Courtney Sexton is VP for CNN Films discusses below how she and Amy Entelis – Executive VP of Talent and Content Development pick films and over see the strategy for CNN film. Sexton also talks about learning about the story of the three identical strangers and their story.
How did you first learn about the story of Three Identical Strangers?
Tim Wardle the director and the company RAW came to us in the early days. They had a sizzle that had an interview that they had done with the brothers. I think there was some visual material with a hint of what the film could be as far as style and tone.
I think they also had a pitch deck and pitched the story that they knew had happened. However, there was this unknown element of where was this story going to go. They were looking for a partner that would trust them and trust that no matter where the story was going, they were going to figure it out. They were going to do it in a way that really had some pay off. We were totally taken by the story that we know, but also the idea that there would be something discovered and unraveled. I think we saw promise in the material that they showed us. I will say were blown away by what Tim created along with Becky Read the producer. I think they hit a home run in terms of so delicately weaving a story and giving the audience enough to hint that there is something else, but never enough that you totally understood what was going on. It came early in the production and we were totally taken by it.

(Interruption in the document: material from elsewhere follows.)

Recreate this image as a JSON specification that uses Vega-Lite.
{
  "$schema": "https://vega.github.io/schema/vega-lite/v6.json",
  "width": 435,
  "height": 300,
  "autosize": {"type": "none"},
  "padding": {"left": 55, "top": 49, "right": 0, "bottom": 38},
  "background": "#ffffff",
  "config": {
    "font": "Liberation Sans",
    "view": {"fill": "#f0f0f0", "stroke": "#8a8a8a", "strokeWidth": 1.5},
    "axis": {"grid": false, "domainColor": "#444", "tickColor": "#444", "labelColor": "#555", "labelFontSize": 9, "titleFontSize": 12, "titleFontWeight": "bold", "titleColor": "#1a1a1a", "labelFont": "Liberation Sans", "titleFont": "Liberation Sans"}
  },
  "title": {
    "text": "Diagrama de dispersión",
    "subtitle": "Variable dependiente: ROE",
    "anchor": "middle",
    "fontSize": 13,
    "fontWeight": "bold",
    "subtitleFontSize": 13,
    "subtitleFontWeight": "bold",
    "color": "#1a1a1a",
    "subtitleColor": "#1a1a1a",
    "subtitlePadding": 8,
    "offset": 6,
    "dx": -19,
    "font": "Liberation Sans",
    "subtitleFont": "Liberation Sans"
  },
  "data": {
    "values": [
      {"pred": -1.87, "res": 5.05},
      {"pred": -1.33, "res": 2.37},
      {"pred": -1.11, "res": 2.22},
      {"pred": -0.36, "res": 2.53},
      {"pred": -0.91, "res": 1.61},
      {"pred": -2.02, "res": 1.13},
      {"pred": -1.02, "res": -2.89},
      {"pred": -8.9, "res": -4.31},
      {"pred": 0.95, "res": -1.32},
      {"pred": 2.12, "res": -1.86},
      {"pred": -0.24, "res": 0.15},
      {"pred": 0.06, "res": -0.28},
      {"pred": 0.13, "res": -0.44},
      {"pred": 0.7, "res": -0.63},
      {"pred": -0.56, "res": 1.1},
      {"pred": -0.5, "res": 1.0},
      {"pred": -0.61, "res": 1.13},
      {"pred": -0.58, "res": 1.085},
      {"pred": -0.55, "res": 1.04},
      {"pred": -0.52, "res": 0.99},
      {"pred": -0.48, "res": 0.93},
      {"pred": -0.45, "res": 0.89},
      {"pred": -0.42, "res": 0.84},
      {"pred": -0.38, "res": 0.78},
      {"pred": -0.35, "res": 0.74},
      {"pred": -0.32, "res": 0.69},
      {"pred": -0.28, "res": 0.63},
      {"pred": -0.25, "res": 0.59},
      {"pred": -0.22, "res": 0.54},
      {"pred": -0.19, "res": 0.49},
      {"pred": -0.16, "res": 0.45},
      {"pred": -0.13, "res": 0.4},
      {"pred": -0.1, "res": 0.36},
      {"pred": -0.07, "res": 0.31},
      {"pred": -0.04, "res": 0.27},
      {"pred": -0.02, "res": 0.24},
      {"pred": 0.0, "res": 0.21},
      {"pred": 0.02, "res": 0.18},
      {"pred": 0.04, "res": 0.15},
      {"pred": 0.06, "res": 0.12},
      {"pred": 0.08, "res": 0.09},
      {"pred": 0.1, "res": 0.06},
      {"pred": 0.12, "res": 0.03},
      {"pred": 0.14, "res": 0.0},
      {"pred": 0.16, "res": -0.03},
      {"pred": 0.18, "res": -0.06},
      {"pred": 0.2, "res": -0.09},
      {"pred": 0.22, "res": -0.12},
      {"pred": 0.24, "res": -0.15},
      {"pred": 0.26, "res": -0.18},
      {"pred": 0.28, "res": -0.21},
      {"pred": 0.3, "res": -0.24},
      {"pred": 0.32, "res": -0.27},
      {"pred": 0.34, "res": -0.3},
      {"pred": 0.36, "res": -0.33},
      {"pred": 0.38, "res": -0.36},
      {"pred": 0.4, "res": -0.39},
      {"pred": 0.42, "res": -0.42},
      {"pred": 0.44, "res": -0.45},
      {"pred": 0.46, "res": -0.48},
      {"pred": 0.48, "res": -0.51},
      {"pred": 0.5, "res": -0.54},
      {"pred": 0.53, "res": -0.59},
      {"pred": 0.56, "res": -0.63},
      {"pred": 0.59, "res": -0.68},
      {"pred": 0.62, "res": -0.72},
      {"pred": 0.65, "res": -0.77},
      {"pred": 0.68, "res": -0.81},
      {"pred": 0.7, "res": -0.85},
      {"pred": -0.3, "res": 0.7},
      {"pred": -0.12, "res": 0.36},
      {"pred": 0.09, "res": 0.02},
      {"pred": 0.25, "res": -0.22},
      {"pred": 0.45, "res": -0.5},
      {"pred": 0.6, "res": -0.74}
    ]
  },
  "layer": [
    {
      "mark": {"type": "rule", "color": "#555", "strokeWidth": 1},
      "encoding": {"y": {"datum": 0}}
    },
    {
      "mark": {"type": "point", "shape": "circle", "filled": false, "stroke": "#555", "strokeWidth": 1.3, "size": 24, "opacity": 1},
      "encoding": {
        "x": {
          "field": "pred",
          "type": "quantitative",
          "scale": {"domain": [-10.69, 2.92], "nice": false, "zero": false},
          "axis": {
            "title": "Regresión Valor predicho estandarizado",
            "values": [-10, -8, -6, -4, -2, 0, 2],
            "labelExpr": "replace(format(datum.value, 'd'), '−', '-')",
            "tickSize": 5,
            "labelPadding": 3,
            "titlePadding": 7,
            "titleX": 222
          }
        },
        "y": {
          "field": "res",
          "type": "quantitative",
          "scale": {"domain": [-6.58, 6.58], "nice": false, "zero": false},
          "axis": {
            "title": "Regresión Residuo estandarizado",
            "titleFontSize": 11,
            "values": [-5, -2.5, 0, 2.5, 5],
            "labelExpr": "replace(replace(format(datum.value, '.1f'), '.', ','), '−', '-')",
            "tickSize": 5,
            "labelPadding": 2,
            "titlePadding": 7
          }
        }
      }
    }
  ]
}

It was a news story before, but how much did you know about the brothers before Tim approached you?
I did not know about it. I had never heard of it, but I believe there were a few people on the New York side that were around when it happened and it felt like maybe familiar, but so many people didn’t fully remember it. For most of us, it was a new story.

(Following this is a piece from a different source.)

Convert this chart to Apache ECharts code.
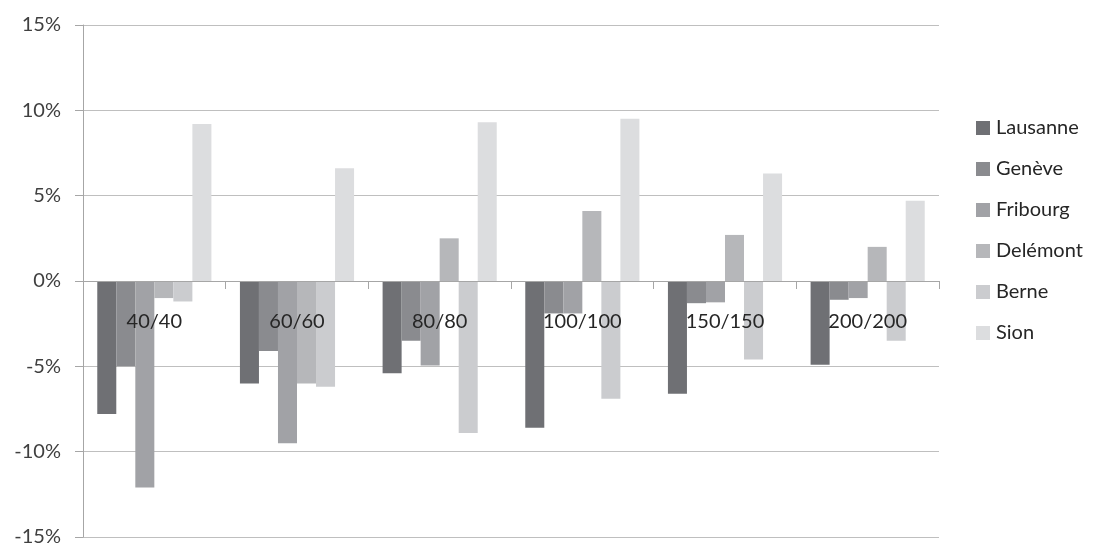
<!DOCTYPE html>
<html>
<head>
<meta charset="utf-8">
<script src="https://cdn.jsdelivr.net/npm/echarts@6/dist/echarts.min.js"></script>
<style>
html,body{margin:0;padding:0;background:#fff;}
#chart{width:1095px;height:547px;}
</style>
</head>
<body>
<div id="chart"></div>
<script>
const categories = ['40/40', '60/60', '80/80', '100/100', '150/150', '200/200'];
const seriesNames = ['Lausanne', 'Genève', 'Fribourg', 'Delémont', 'Berne', 'Sion'];
const lausanne = [-7.8, -6.0, -5.4, -8.6, -6.6, -4.9];
const geneve   = [-5.0, -4.1, -3.5, -1.9, -1.3, -1.1];
const fribourg = [-12.1, -9.5, -4.95, -1.9, -1.25, -1.0];
const delemont = [-1.0, -6.0, 2.5, 4.1, 2.7, 2.0];
const berne    = [-1.2, -6.2, -8.9, -6.9, -4.6, -3.5];
const sion     = [9.2, 6.6, 9.3, 9.5, 6.3, 4.7];
const yTicks = { min: -15, max: 15, interval: 5 };

const seriesData = [lausanne, geneve, fribourg, delemont, berne, sion];
const colors = ['#6f7074', '#8a8b8f', '#a1a2a6', '#b6b7ba', '#cbcccf', '#dcdddf'];
const font = 'Lato, "Open Sans", sans-serif';

const chart = echarts.init(document.getElementById('chart'));
chart.setOption({
  animation: false,
  backgroundColor: '#ffffff',
  color: colors,
  grid: { left: 83, right: 156, top: 25, bottom: 10, containLabel: false, outerBoundsMode: 'none' },
  legend: {
    orient: 'vertical',
    left: 971,
    top: 113,
    itemWidth: 14,
    itemHeight: 14,
    itemGap: 21,
    icon: 'rect',
    data: seriesNames,
    textStyle: { fontFamily: font, fontSize: 20, color: '#262626', padding: [0, 0, 0, 1] }
  },
  xAxis: {
    type: 'category',
    data: categories,
    z: 10,
    offset: 0,
    axisLine: { onZero: false, lineStyle: { color: '#a6a6a6', width: 1 } },
    axisTick: { show: true, length: 8, inside: false, lineStyle: { color: '#a6a6a6' } },
    axisLabel: { show: true, margin: 31, fontFamily: font, fontSize: 20, color: '#262626', hideOverlap: false },
    splitLine: { show: false }
  },
  yAxis: {
    type: 'value',
    min: yTicks.min,
    max: yTicks.max,
    interval: yTicks.interval,
    axisLine: { show: true, lineStyle: { color: '#a6a6a6' } },
    axisTick: { show: true, length: 8, lineStyle: { color: '#a6a6a6' } },
    axisLabel: { formatter: '{value}%', margin: 22, fontFamily: font, fontSize: 20, color: '#404040' },
    splitLine: { show: true, lineStyle: { color: '#bfbfbf', width: 1 } }
  },
  series: seriesNames.map((name, i) => ({
    name: name,
    type: 'bar',
    data: seriesData[i],
    barGap: '0%',
    barCategoryGap: '20%',
    itemStyle: { color: colors[i] }
  }))
});
// move the category axis (line, ticks, labels) up to the zero value line
const yZero = chart.convertToPixel({ yAxisIndex: 0 }, 0);
const yBottom = chart.convertToPixel({ yAxisIndex: 0 }, yTicks.min);
chart.setOption({ xAxis: { offset: yZero - yBottom } });
</script>
</body>
</html>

People come away feeling emotionally rocked. Some people are affected because they’re a twin or they’ve been adopted. Besides the entry point of it being an interesting story, there are so many different ways it’s resonating because of all these things that are just such human experiences.

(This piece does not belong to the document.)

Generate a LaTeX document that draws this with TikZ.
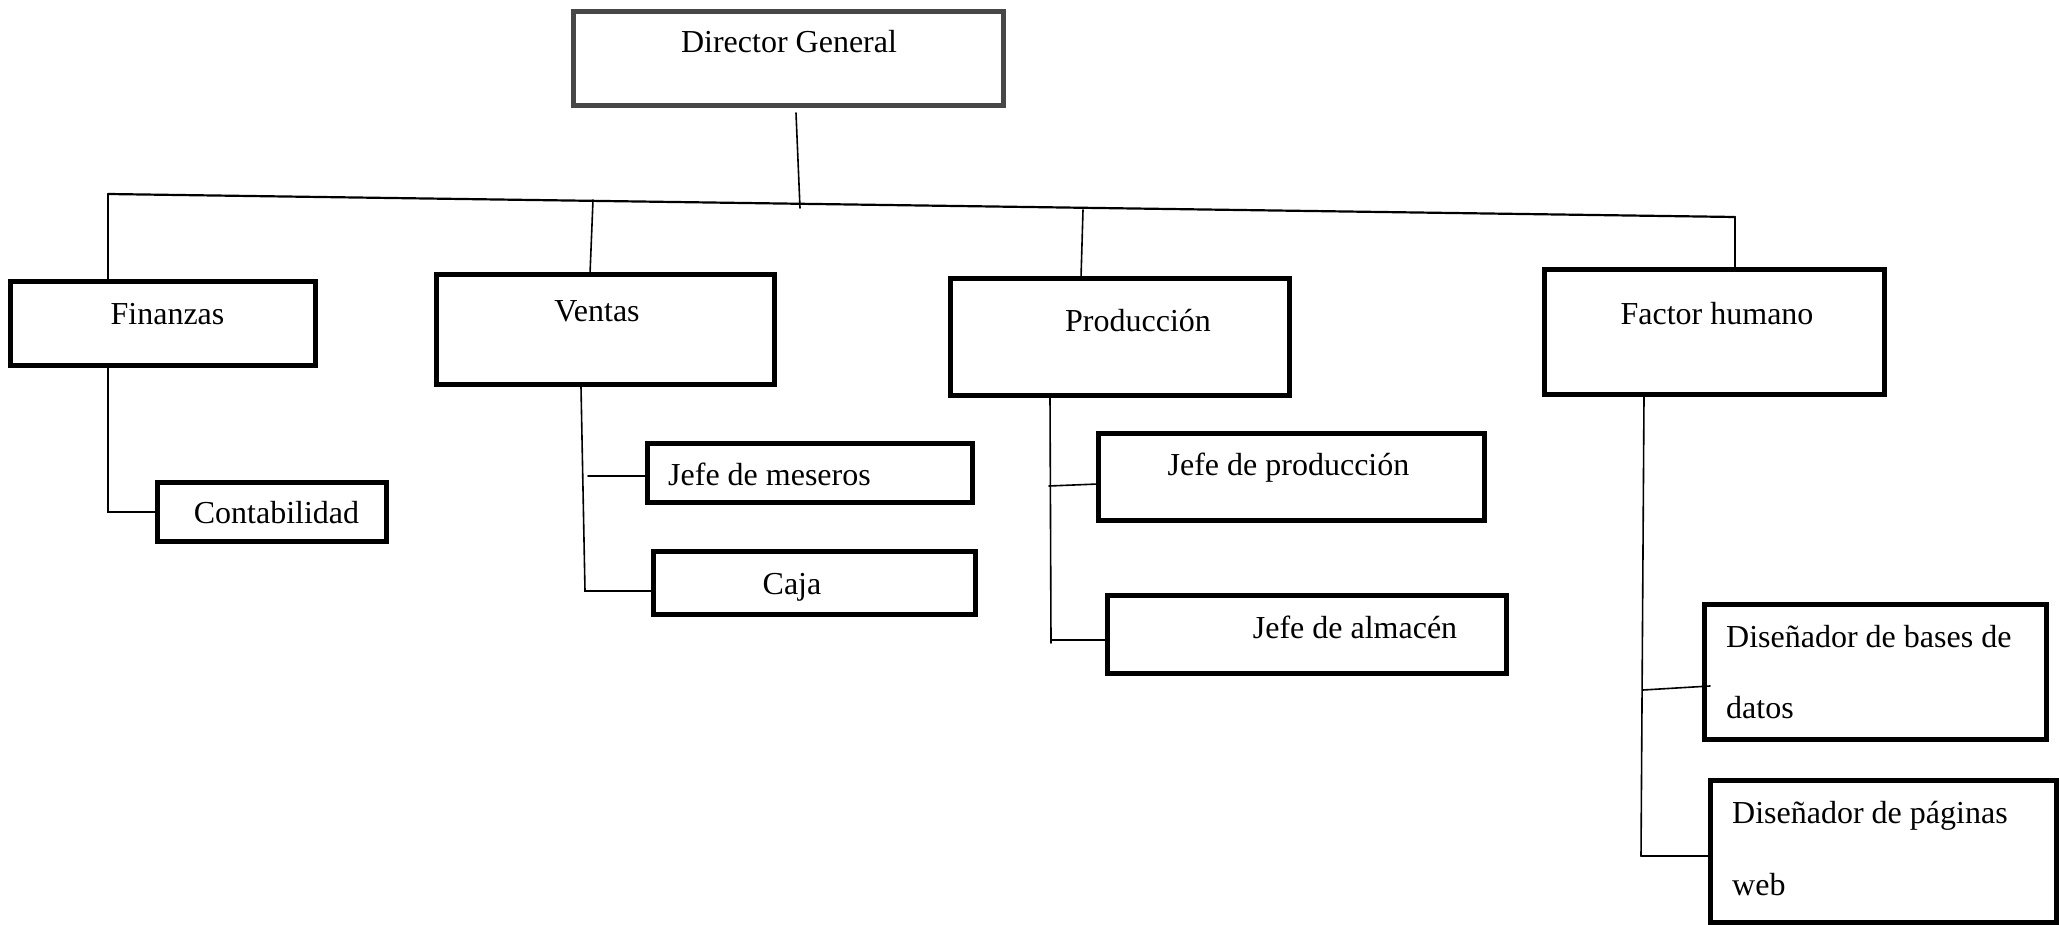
\documentclass[tikz,border=0pt]{standalone}
\usepackage{fontspec}
\setmainfont{Liberation Serif}
\begin{document}
\begin{tikzpicture}[x=1pt,y=-1pt,
  box/.style={draw=black,line width=5pt,rectangle,inner sep=0pt,fill=white},
  dgbox/.style={box,draw=black!72},
  lbl/.style={inner sep=0pt,font=\fontsize{32}{38}\selectfont},
  conn/.style={line width=1.6pt,line cap=round},
  bar/.style={line width=2.2pt,line cap=round}]
\useasboundingbox (0,0) rectangle (2059,925);
% boxes
\node[dgbox,minimum width=430pt,minimum height=94pt] (dg) at (788.5,58.5) {};
\node[box,minimum width=305pt,minimum height=84pt] (fin) at (163,323.5) {};
\node[box,minimum width=338pt,minimum height=110pt] (ven) at (605.5,329.5) {};
\node[box,minimum width=339pt,minimum height=117pt] (pro) at (1120,337) {};
\node[box,minimum width=340pt,minimum height=125pt] (fh) at (1714.5,332) {};
\node[box,minimum width=229pt,minimum height=59pt] (con) at (272,512) {};
\node[box,minimum width=325pt,minimum height=59pt] (jm) at (810,473) {};
\node[box,minimum width=322pt,minimum height=63pt] (caja) at (814.5,583) {};
\node[box,minimum width=386pt,minimum height=87pt] (jp) at (1291.5,477) {};
\node[box,minimum width=399pt,minimum height=78pt] (ja) at (1307,634.5) {};
\node[box,minimum width=342pt,minimum height=135pt] (dbd) at (1875.5,672) {};
\node[box,minimum width=346pt,minimum height=142pt] (dpw) at (1883.5,851.5) {};
% texts
\node[lbl,anchor=base] (tdg) at (789,53) {Director General};
\node[lbl,anchor=base] (tfin) at (167.5,324) {Finanzas};
\node[lbl,anchor=base] (tven) at (597,322) {Ventas};
\node[lbl,anchor=base] (tpro) at (1138,331) {Producción};
\node[lbl,anchor=base] (tfh) at (1717,325) {Factor humano};
\node[lbl,anchor=base] (tcon) at (276.5,523) {Contabilidad};
\node[lbl,anchor=base west] (tjm) at (668,485) {Jefe de meseros};
\node[lbl,anchor=base] (tcaja) at (792,594) {Caja};
\node[lbl,anchor=base] (tjp) at (1288.5,475) {Jefe de producción};
\node[lbl,anchor=base] (tja) at (1355,638) {Jefe de almacén};
\node[lbl,anchor=base west] (tdbd1) at (1726,647) {Diseñador de bases de};
\node[lbl,anchor=base west] (tdbd2) at (1726,718) {datos};
\node[lbl,anchor=base west] (tdpw1) at (1732,823) {Diseñador de páginas};
\node[lbl,anchor=base west] (tdpw2) at (1732,895) {web};
% connector points
\coordinate (dgd) at (796,113);
\coordinate (dgb) at (800,208);
\coordinate (hL) at (108,194);
\coordinate (hR) at (1735,217);
\coordinate (vt) at (593,200);
\coordinate (vb) at (590,274);
\coordinate (pt) at (1083,210);
\coordinate (pb) at (1081,278);
\coordinate (vs) at (581,387);
\coordinate (vc) at (585,591);
\coordinate (jmc) at (588,476);
\coordinate (ps) at (1050,396);
\coordinate (pe) at (1051,643);
\coordinate (jpc) at (1049,486);
\coordinate (jpe) at (1098,484);
\coordinate (jac) at (1052,640);
\coordinate (fs) at (1644,396);
\coordinate (fe) at (1641,856);
\coordinate (dbc) at (1643,690);
\coordinate (dbe) at (1710,686);
% connectors
\draw[conn] (dgd) -- (dgb);
\draw[bar] (hL) -- (hR);
\draw[conn] (hL) -- (hL |- fin.north);
\draw[conn] (vt) -- (vb);
\draw[conn] (pt) -- (pb);
\draw[conn] (hR) -- (hR |- fh.north);
\draw[conn] (hL |- fin.south) -- (hL |- con.west) -- (con.west);
\draw[conn] (vs) -- (vc) -- (vc -| caja.west);
\draw[conn] (jmc) -- (jmc -| jm.west);
\draw[conn] (ps) -- (pe);
\draw[conn] (jpc) -- (jpe);
\draw[conn] (jac) -- (jac -| ja.west);
\draw[conn] (fs) -- (fe);
\draw[conn] (dbc) -- (dbe);
\draw[conn] (fe) -- (fe -| dpw.west);
\end{tikzpicture}
\end{document}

Between this and RBG, I’m sure you must get hundreds of stories pitched. How do you pick your stories?
We do get a lot. It starts with the story, it has to be a great story. Even if you have an iconic figure like Justice Ginsberg, it has to be more. What are the deeper threads of her life that will keep the narrative going and surprise people? I think the love story for us was a piece that we felt would really make a story. We felt that aspect would also be surprising to people besides her legal work. It’s really story first. The talent making these films were critical and making sure that the people at the helm of it can pull off at least what they think the story is going to be. With docs, it’s very much a surprise for many because you never know what rabbit holes you’re going to go down.
For CNN, because we’ve reached a broad cross-section of this country, it really has to feel commercially viable. Can we break through the noise of a typical day on CNN and get people to pay attention to a feature-length documentary. There are a lot of wonderful storytellers that are making films about things that we don’t think will work and unfortunately, we have to let them go. The ones we do feel have the commercial legs to draw in an audience is also a critical piece of the puzzle.
The two stories are so opposite. You have RBG who is an icon and you have Three Identical Strangers. How was the marketing strategy for you?
From the CNN perspective, we have only released RBG on the channel. Three Identical Strangers will air on January 27. For the theatrical distributors, RBG, they focused on the woman and icon who at a moment in time, we couldn’t have predicted with #MeToo and this want for heroes and people who we can look up to. I think she’s the central force and going back to the love story, I think using that note that she has been doing this and built her legacy, that was more on the nose, as it should be.
With Three Identical Strangers, Neon was very smart with how they positioned it. They knew RBG was coming out in early Summer, Then, Won’t You Be My Neighbor came out. They strategically put the film out after those two. Did any of us know that they’d be huge box office successes? No, but it was pretty intuitive on their part to know that this film didn’t have the assets of the other two with RBG herself and Mr. Rogers. So, they were like we had to use the back of those two to promote Three Identical Strangers. They never revealed too much, but they used the imagery of the brothers. There is not a better story that you will hear this year. It’s moving, it’s shocking, it’s incredible and when you couple those remarks with the experience that epople have had with the images of the boys, it’s irresistible. Then you have word of mouth which was a brilliant play to let the film come out, breath instead of pushing it out very quickly. I think that really built the film out.